Which court should a further application actually go to?
For most charges, a further application goes to the court you’ve been remanded to appear before under section 18(3), while treason and murder charges go straight to the Supreme Court regardless. Where reasonably practicable, section 18(4) also requires the application to be heard by the same judge or magistrate who heard your previous application, which means consistency matters, and turning up with a genuinely different case to put is far more useful than repeating what didn’t work the first time. It’s also worth remembering that conditions themselves, not just the underlying decision to grant or refuse bail, can be revisited at a further application, so a proposal that addresses specific concerns raised last time, around reporting, curfews, or a nominated address, can matter just as much as the headline outcome.
The same unacceptable risk test still applies to every fresh attempt
None of the further-application rules change the underlying test. Every bail decision in Victoria, first attempt or fifth, still comes down to whether there’s an unacceptable risk that you’d endanger someone’s safety, commit further offences, interfere with witnesses, obstruct justice, or fail to comply with conditions. The prosecution carries the onus of establishing that risk. Since 2025, community safety has sat as the overarching consideration shaping how that risk gets weighed, which makes what you can genuinely offer the court, not just your right to apply, the deciding factor.
What actually changes between a first and second application?

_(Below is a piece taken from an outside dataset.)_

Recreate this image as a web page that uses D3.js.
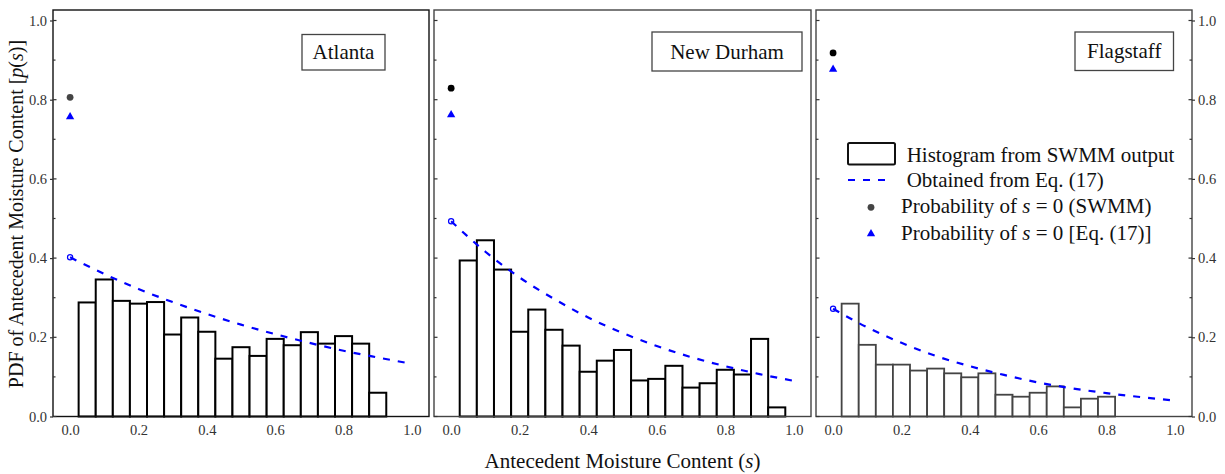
<!DOCTYPE html>
<html>
<head>
<meta charset="utf-8">
<script src="https://cdn.jsdelivr.net/npm/d3@7"></script>
<style>
  html, body { margin: 0; padding: 0; background: #fff; }
  svg { display: block; }
  svg text { font-family: "Liberation Serif", "Times New Roman", serif !important; }
</style>
</head>
<body>
<svg id="chart" width="1225" height="474"></svg>
<script>
// ---------------- data ----------------
const sites = ["Atlanta", "New Durham", "Flagstaff"];
const binCenters = [0.05, 0.10, 0.15, 0.20, 0.25, 0.30, 0.35, 0.40, 0.45, 0.50,
                    0.55, 0.60, 0.65, 0.70, 0.75, 0.80, 0.85, 0.90, 0.95];
const binWidth = 0.05;
const atlantaHist   = [0.288, 0.346, 0.292, 0.285, 0.289, 0.207, 0.250, 0.214, 0.146, 0.175,
                       0.153, 0.196, 0.180, 0.213, 0.184, 0.203, 0.184, 0.060];
const newDurhamHist = [0.394, 0.445, 0.371, 0.214, 0.270, 0.219, 0.179, 0.113, 0.141, 0.168,
                       0.091, 0.095, 0.128, 0.073, 0.084, 0.118, 0.106, 0.196, 0.023];
const flagstaffHist = [0.285, 0.181, 0.131, 0.131, 0.116, 0.121, 0.109, 0.099, 0.109, 0.055,
                       0.050, 0.060, 0.076, 0.023, 0.045, 0.050];
const curveS          = [0.0, 0.1, 0.2, 0.3, 0.4, 0.5, 0.6, 0.7, 0.8, 0.9, 1.0];
const atlantaCurve    = [0.402, 0.360, 0.322, 0.289, 0.259, 0.232, 0.208, 0.186, 0.166, 0.149, 0.133];
const newDurhamCurve  = [0.493, 0.416, 0.351, 0.297, 0.250, 0.211, 0.178, 0.150, 0.127, 0.107, 0.090];
const flagstaffCurve  = [0.272, 0.225, 0.186, 0.153, 0.127, 0.105, 0.086, 0.071, 0.059, 0.049, 0.040];
const probZeroSWMM = [0.806, 0.829, 0.918];
const probZeroEq   = [0.758, 0.763, 0.878];
const xTicks = [0.0, 0.2, 0.4, 0.6, 0.8, 1.0];
const yTicks = [0.0, 0.2, 0.4, 0.6, 0.8, 1.0];
const yMinorTicks = [0.1, 0.3, 0.5, 0.7, 0.9];
const legendLabels = [
  [["Histogram from SWMM output", false]],
  [["Obtained from Eq. (17)", false]],
  [["Probability of ", false], ["s", true], [" = 0 (SWMM)", false]],
  [["Probability of ", false], ["s", true], [" = 0 [Eq. (17)]", false]]
];
const xTitle = [["Antecedent Moisture Content (", false], ["s", true], [")", false]];
const yTitle = [["PDF of Antecedent Moisture Content [", false], ["p", true], ["(", false], ["s", true], [")]", false]];

const hists  = [atlantaHist, newDurhamHist, flagstaffHist];
const curves = [atlantaCurve, newDurhamCurve, flagstaffCurve];

// ---------------- layout ----------------
const FONT = "Liberation Serif, Times New Roman, serif";
const panelX = [[53, 429], [434, 811], [816, 1192]];
const yTop = 10, yBot = 416.5;
const barStroke = ["#000", "#000", "#444"];
const dotFill   = ["#444", "#000", "#000"];
const labelBoxes = [
  {x: 302, y: 34.5, w: 83, h: 35.5},
  {x: 652, y: 32, w: 150, h: 39},
  {x: 1075, y: 32, w: 98.5, h: 38.5}
];

const svg = d3.select("#chart").style("font-family", FONT);
const y = d3.scaleLinear().domain([0, 1.0265]).range([yBot, yTop]);

function addRich(sel, parts) {
  parts.forEach(([t, it]) => {
    const ts = sel.append("tspan").text(t);
    if (it) ts.attr("font-style", "italic");
  });
}

sites.forEach((site, i) => {
  const [x0, x1] = panelX[i];
  const x = d3.scaleLinear().domain([-0.05, 1.05]).range([x0, x1]);
  const g = svg.append("g");

  // histogram bars
  const hist = hists[i];
  g.append("g").selectAll("rect")
    .data(hist.map((v, k) => ({c: binCenters[k], v})))
    .join("rect")
    .attr("x", d => x(d.c - binWidth / 2))
    .attr("width", d => x(d.c + binWidth / 2) - x(d.c - binWidth / 2))
    .attr("y", d => y(d.v))
    .attr("height", d => y(0) - y(d.v))
    .attr("fill", "#fff")
    .attr("stroke", barStroke[i])
    .attr("stroke-width", i === 2 ? 1.8 : 2);

  // dashed curve
  const cv = curves[i];
  const line = d3.line().x(d => x(d[0])).y(d => y(d[1])).curve(d3.curveMonotoneX);
  g.append("path")
    .attr("d", line(curveS.map((s, k) => [s, cv[k]])))
    .attr("fill", "none")
    .attr("stroke", "#0000ff")
    .attr("stroke-width", 2.2)
    .attr("stroke-dasharray", "7,8");

  // open circle at curve start
  g.append("circle")
    .attr("cx", x(0)).attr("cy", y(cv[0])).attr("r", 2.6)
    .attr("fill", "none").attr("stroke", "#0000ff").attr("stroke-width", 1.2);

  // probability points
  g.append("circle")
    .attr("cx", x(0)).attr("cy", y(probZeroSWMM[i])).attr("r", 3.4)
    .attr("fill", dotFill[i]);
  g.append("path")
    .attr("d", d3.symbol().type(d3.symbolTriangle).size(30)())
    .attr("transform", `translate(${x(0)},${y(probZeroEq[i]) + 0.5})`)
    .attr("fill", "#0000ff");

  // frame
  g.append("rect")
    .attr("x", x0).attr("y", yTop).attr("width", x1 - x0).attr("height", yBot - yTop)
    .attr("fill", "none").attr("stroke", i === 0 ? "#111" : "#444").attr("stroke-width", 1.4);

  // inward ticks on left
  g.append("g").selectAll("line")
    .data(yTicks.concat(yMinorTicks))
    .join("line")
    .attr("x1", x0).attr("x2", d => x0 + (yTicks.includes(d) ? 3.5 : 2.5))
    .attr("y1", d => y(d)).attr("y2", d => y(d))
    .attr("stroke", "#333").attr("stroke-width", 1.2);
  if (i === 2) {
    g.append("g").selectAll("line")
      .data(yTicks.concat(yMinorTicks))
      .join("line")
      .attr("x1", x1).attr("x2", d => x1 - (yTicks.includes(d) ? 3.5 : 2.5))
      .attr("y1", d => y(d)).attr("y2", d => y(d))
      .attr("stroke", "#333").attr("stroke-width", 1.2);
  }

  // x axis labels
  const xa = g.append("g").attr("transform", `translate(0,${yBot})`)
    .call(d3.axisBottom(x).tickValues(xTicks).tickFormat(d3.format(".1f")).tickSize(0).tickPadding(8));
  xa.attr("font-family", FONT).style("font-family", FONT);
  xa.select(".domain").remove();
  xa.selectAll("text").attr("font-size", 14.5).attr("fill", "#333").style("font-family", FONT);

  // y axis labels
  const yAxes = [];
  if (i === 0) yAxes.push([x0, d3.axisLeft(y)]);
  if (i === 2) yAxes.push([x1, d3.axisRight(y)]);
  yAxes.forEach(([px, ax]) => {
    const ya = g.append("g").attr("transform", `translate(${px},0)`)
      .call(ax.tickValues(yTicks).tickFormat(d3.format(".1f")).tickSize(3).tickPadding(3));
    ya.attr("font-family", FONT).style("font-family", FONT);
    ya.select(".domain").remove();
    ya.selectAll("line").attr("stroke", "#333").attr("stroke-width", 1.2);
    ya.selectAll("text").attr("font-size", 14.5).attr("fill", "#333").style("font-family", FONT);
  });

  // site label box
  const b = labelBoxes[i];
  g.append("rect").attr("x", b.x).attr("y", b.y).attr("width", b.w).attr("height", b.h)
    .attr("fill", "#fff").attr("stroke", "#444").attr("stroke-width", 1.3);
  g.append("text").attr("x", b.x + b.w / 2).attr("y", b.y + b.h / 2 + 7)
    .attr("text-anchor", "middle").attr("font-size", 21).attr("fill", "#111").text(site);

  // legend in last panel
  if (i === 2) {
    const lg = g.append("g");
    const rowY = [161.7, 187.3, 213.3, 239.5];
    lg.append("rect").attr("x", 848).attr("y", 143).attr("width", 47).attr("height", 21.5)
      .attr("rx", 1.5).attr("fill", "#fff").attr("stroke", "#111").attr("stroke-width", 2);
    lg.append("line").attr("x1", 848).attr("x2", 887).attr("y1", 180).attr("y2", 180)
      .attr("stroke", "#0000ff").attr("stroke-width", 2.2).attr("stroke-dasharray", "7,8");
    lg.append("circle").attr("cx", 871).attr("cy", 207.3).attr("r", 3.4).attr("fill", "#444");
    lg.append("path").attr("d", d3.symbol().type(d3.symbolTriangle).size(30)())
      .attr("transform", "translate(871,233.8)").attr("fill", "#0000ff");
    const tx = [906.7, 906.7, 901, 901];
    legendLabels.forEach((parts, k) => {
      const t = lg.append("text").attr("x", tx[k]).attr("y", rowY[k])
        .attr("font-size", 21).attr("fill", "#111");
      addRich(t, parts);
    });
  }
});

// axis titles
const xt = svg.append("text").attr("x", 622.5).attr("y", 468)
  .attr("text-anchor", "middle").attr("font-size", 21).attr("fill", "#111");
addRich(xt, xTitle);
const yt = svg.append("text").attr("transform", "translate(23,214) rotate(-90)")
  .attr("text-anchor", "middle").attr("font-size", 20).attr("fill", "#111");
addRich(yt, yTitle);
</script>
</body>
</html>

The difference that actually moves a decision-maker is rarely the number of the application, it’s what’s different about it. A confirmed address, a stable accommodation offer, evidence of engagement with treatment or support services, a surety who’s ready to commit, or simply proper legal representation where there wasn’t any before, all genuinely shift the picture. Turning up again with the same unchanged circumstances, hoping persistence alone will work, tends to produce the same outcome.
Supreme Court applications take real preparation and real time
A Supreme Court bail application isn’t a quick alternative. Applications must be filed electronically through the court’s RedCrest system, supported by an affidavit prepared in line with the court’s own template requirements, and the current indicative wait time for a hearing is two to four weeks. Urgent applications are possible outside of that timeframe, but they still need to meet the same filing and procedural requirements. This is a properly resourced legal process, not a faster shortcut around the Magistrates’ Court. If bail is granted with a surety, that surety generally needs to attend the court’s Principal Registry in person to have the arrangement processed, regardless of where the accused is actually being released from, which is worth planning for well ahead of the hearing rather than on the day itself.
So what should you actually do if you’ve been remanded?
Work out honestly what’s actually changed, or could realistically change, since your last bail decision, rather than assuming another attempt will succeed simply because you’re entitled to make one. Think through accommodation, support, and evidence just as seriously as the legal argument itself, since decision-makers respond to a concrete, workable plan far more than to a general assurance that things will be different. Speak with a criminal defence lawyer as early as possible after being remanded, since a properly prepared first or second application, made with genuine new material, gives you the best realistic chance of release.